━━━━━ Recorded information

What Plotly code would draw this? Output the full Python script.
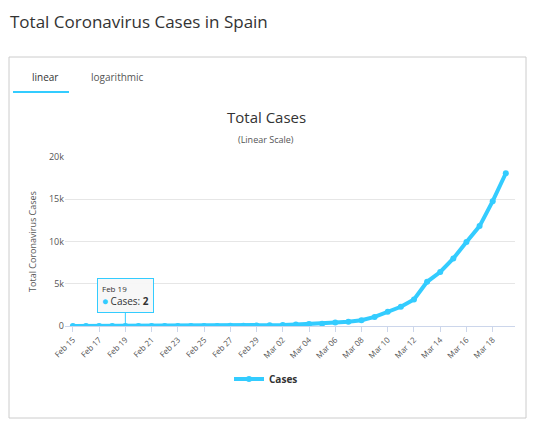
import plotly.graph_objects as go

dates = ["Feb 15", "Feb 16", "Feb 17", "Feb 18", "Feb 19", "Feb 20", "Feb 21", "Feb 22",
         "Feb 23", "Feb 24", "Feb 25", "Feb 26", "Feb 27", "Feb 28", "Feb 29", "Mar 01",
         "Mar 02", "Mar 03", "Mar 04", "Mar 05", "Mar 06", "Mar 07", "Mar 08", "Mar 09",
         "Mar 10", "Mar 11", "Mar 12", "Mar 13", "Mar 14", "Mar 15", "Mar 16", "Mar 17",
         "Mar 18", "Mar 19"]
cases = [2, 2, 2, 2, 2, 2, 2, 2, 2, 2, 6, 13, 15, 32, 45, 84, 120, 165, 222, 259,
         400, 500, 673, 1073, 1695, 2277, 3146, 5232, 6391, 7988, 9942, 11826, 14769, 18077]
ytick_vals = [0, 5000, 10000, 15000, 20000]
ytick_text = ["0", "5k", "10k", "15k", "20k"]

# page body has an 8px margin, so the figure is sized to fit inside it
OFF = 8
W, H = 527, 416
def px(x): return (x - OFF) / W
def py(y): return 1 - (y - OFF) / H

BLUE = "#33ccff"
font = "Open Sans, Lato, sans-serif"

fig = go.Figure()
fig.add_trace(go.Scatter(
    x=dates, y=cases, mode="lines+markers", name="<b>Cases</b>",
    line=dict(color=BLUE, width=4), marker=dict(color=BLUE, size=6),
))

fig.update_layout(
    width=W, height=H, margin=dict(l=0, r=0, t=0, b=0, autoexpand=False),
    paper_bgcolor="white", plot_bgcolor="white",
    font=dict(family=font, color="#333"),
    showlegend=True,
    legend=dict(orientation="h", x=px(266), xanchor="center", y=py(379), yanchor="middle",
                font=dict(size=10, color="#333"), itemwidth=30),
    xaxis=dict(domain=[px(65), px(515)], type="category", range=[-0.6, 33.7], automargin=False,
               tickvals=dates[::2], ticktext=dates[::2], tickangle=-45,
               tickfont=dict(size=8, color="#555"), showgrid=False,
               showline=True, linecolor="#ccd6eb", ticks="outside", ticklen=5, tickcolor="#ccd6eb"),
    yaxis=dict(domain=[py(326), py(157)], range=[0, 20000], automargin=False,
               tickvals=ytick_vals, ticktext=ytick_text, tickfont=dict(size=9, color="#555"),
               gridcolor="#e6e6e6", zeroline=False,
               title=dict(text="Total Coronavirus Cases", font=dict(size=9, color="#555"), standoff=10)),
)

# outer box and tab
fig.add_shape(type="rect", xref="paper", yref="paper", x0=px(9), x1=px(526), y0=py(418), y1=py(57),
              line=dict(color="#cccccc", width=1), fillcolor="rgba(0,0,0,0)")
fig.add_shape(type="line", xref="paper", yref="paper", x0=px(13), x1=px(69), y0=py(92), y1=py(92),
              line=dict(color=BLUE, width=2))

anns = [
    dict(text="Total Coronavirus Cases in Spain", x=px(8), y=py(22), size=17, color="#333"),
    dict(text="linear", x=px(30), y=py(77), size=10, color="#333"),
    dict(text="logarithmic", x=px(89), y=py(77), size=10, color="#555"),
]
for a in anns:
    fig.add_annotation(text=a["text"], xref="paper", yref="paper", x=a["x"], y=a["y"],
                       xanchor="left", yanchor="middle", showarrow=False,
                       font=dict(size=a["size"], color=a["color"], family=font))
fig.add_annotation(text="Total Cases", xref="paper", yref="paper", x=px(266), y=py(117),
                   yanchor="middle", showarrow=False, font=dict(size=15, color="#333", family=font))
fig.add_annotation(text="(Linear Scale)", xref="paper", yref="paper", x=px(266), y=py(139),
                   yanchor="middle", showarrow=False, font=dict(size=9, color="#555", family=font))

# tooltip
fig.add_annotation(text="<span style='font-size:8px'>Feb 19</span><br><span style='color:#33ccff'>●</span> Cases: <b>2</b>",
                   x=dates[4], y=cases[4], ax=0, ay=-30, showarrow=True, arrowcolor=BLUE, arrowhead=0,
                   align="left", bgcolor="rgba(247,247,247,0.95)", bordercolor=BLUE, borderwidth=1, borderpad=4,
                   font=dict(size=10, color="#333", family=font))

fig.write_html("out.html")
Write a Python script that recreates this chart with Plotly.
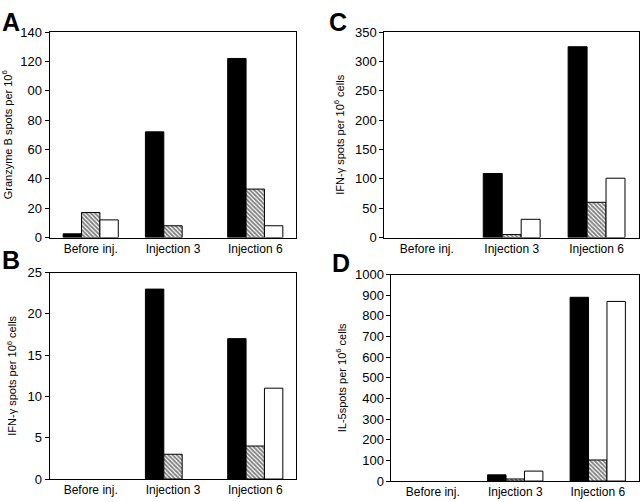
"""
ELISPOT responses over the injection course - four panels (A-D).
"""

import plotly.graph_objects as go
from plotly.subplots import make_subplots

categories = ["Before inj.", "Injection 3", "Injection 6"]

# panel A - Granzyme B
granzyme_black = [2.5, 72, 122]
granzyme_hatched = [17, 8, 33]
granzyme_white = [12, 0, 8]

# panel B - IFN-gamma
ifn_b_black = [0, 23, 17]
ifn_b_hatched = [0, 3, 4]
ifn_b_white = [0, 0, 11]

# panel C - IFN-gamma
ifn_c_black = [0, 109, 325]
ifn_c_hatched = [0, 5, 60]
ifn_c_white = [0, 31, 101]

# panel D - IL-5
il5_black = [0, 30, 890]
il5_hatched = [0, 10, 102]
il5_white = [0, 48, 870]

y_ticks_a = [0, 20, 40, 60, 80, 100, 120, 140]
y_ticktext_a = ["0", "20", "40", "60", "80", "00", "120", "140"]

W, H = 640, 502
FONT = "Liberation Sans, Arial, sans-serif"

# the page renders the paper a little smaller than the window; these undo it
SCALE_X, SCALE_Y, OFFSET_Y = 0.987, 0.968, 7

fig = make_subplots(rows=2, cols=2)

panels = [
    (1, 1, granzyme_black, granzyme_hatched, granzyme_white),
    (2, 1, ifn_b_black, ifn_b_hatched, ifn_b_white),
    (1, 2, ifn_c_black, ifn_c_hatched, ifn_c_white),
    (2, 2, il5_black, il5_hatched, il5_white),
]


def outline(vals):
    # empty bars get no outline so they don't thicken the axis line
    return [1 if v else 0 for v in vals]


for row, col, black, hatched, white in panels:
    fig.add_trace(
        go.Bar(x=categories, y=black,
               marker=dict(color="black", line=dict(color="black", width=outline(black)))),
        row=row, col=col,
    )
    fig.add_trace(
        go.Bar(
            x=categories, y=hatched,
            marker=dict(
                color="white",
                line=dict(color="black", width=outline(hatched)),
                pattern=dict(shape="\\", fgcolor="black", bgcolor="white", size=3, solidity=0.6),
            ),
        ),
        row=row, col=col,
    )
    fig.add_trace(
        go.Bar(x=categories, y=white,
               marker=dict(color="white", line=dict(color="black", width=outline(white)))),
        row=row, col=col,
    )


def fx(x):
    return x / SCALE_X / W


def fy(y):
    return 1 - (y - OFFSET_Y) / SCALE_Y / H


def px_x(a, b):
    return [fx(a), min(fx(b), 1)]


def px_y(top, bottom):
    return [fy(bottom), min(fy(top), 1)]


axis_common = dict(
    showline=True, linecolor="black", linewidth=1, mirror=True,
    showgrid=False, zeroline=False,
    tickfont=dict(family=FONT, size=13, color="black"),
)

fig.update_xaxes(**axis_common, ticks="")
fig.update_xaxes(tickfont=dict(family=FONT, size=12, color="black"))
fig.update_yaxes(**axis_common, ticks="outside", ticklen=4, tickcolor="black")

title_font = dict(family=FONT, size=11, color="black")
fig.update_layout(
    xaxis=dict(domain=px_x(49, 293)),
    yaxis=dict(domain=px_y(32, 237), range=[0, 140], tickvals=y_ticks_a, ticktext=y_ticktext_a,
               title=dict(text="Granzyme B spots per 10<sup>6</sup>", font=title_font, standoff=6)),
    xaxis2=dict(domain=px_x(380, 635)),
    yaxis2=dict(domain=px_y(32, 237), range=[0, 350], dtick=50,
                title=dict(text="IFN-γ spots per 10<sup>6</sup> cells", font=title_font, standoff=8)),
    xaxis3=dict(domain=px_x(49, 293)),
    yaxis3=dict(domain=px_y(272, 478), range=[0, 25], dtick=5,
                title=dict(text="IFN-γ spots per 10<sup>6</sup> cells", font=title_font, standoff=8)),
    xaxis4=dict(domain=px_x(387, 636)),
    yaxis4=dict(domain=px_y(274, 480), range=[0, 1000], dtick=100,
                title=dict(text="IL-5spots per 10<sup>6</sup> cells", font=title_font, standoff=6)),
)

# top letters hang from the top edge, bottom ones sit at their cap centre
letters = [("A", 1, None), ("B", 1, 259), ("C", 324, None), ("D", 327, 262)]
for text, x, y in letters:
    fig.add_annotation(
        text=f"<b>{text}</b>", xref="paper", yref="paper",
        x=fx(x), y=1 if y is None else fy(y),
        xanchor="left", yanchor="top" if y is None else "middle",
        borderpad=0, showarrow=False, font=dict(family=FONT, size=25, color="black"),
    )

fig.update_layout(
    margin=dict(l=0, r=0, t=0, b=0),
    barmode="group", bargap=0.33, bargroupgap=0,
    showlegend=False,
    plot_bgcolor="white", paper_bgcolor="white",
    font=dict(family=FONT, color="black"),
)

fig.write_html(
    "out.html",
    config={"displayModeBar": False},
    default_width="100vw",
    default_height="100vh",
    post_script="document.body.style.margin='0';document.body.style.overflow='hidden';",
)
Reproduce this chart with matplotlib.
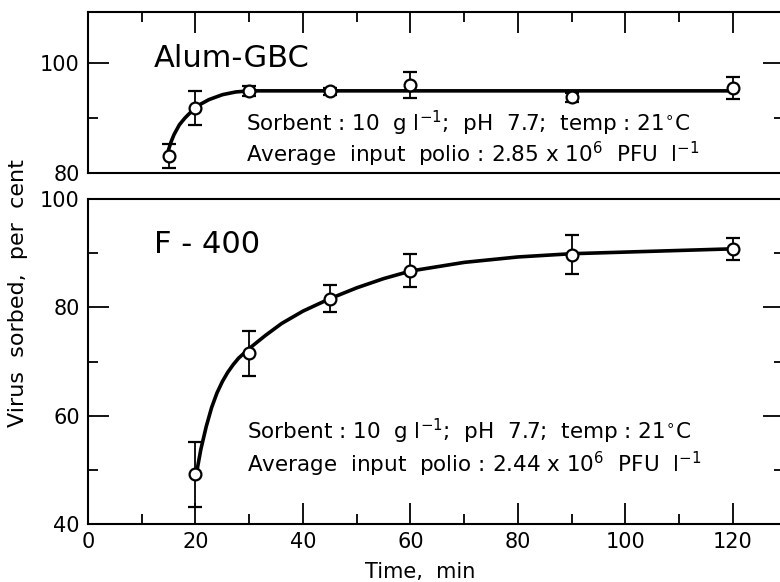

━━━━━━━━━━

In the entries above, find every line holding the word "Python" and copy it out.

Solution for this task
What Plotly code would draw this? Output the full Python script.
Write a Python script that recreates this chart with Plotly.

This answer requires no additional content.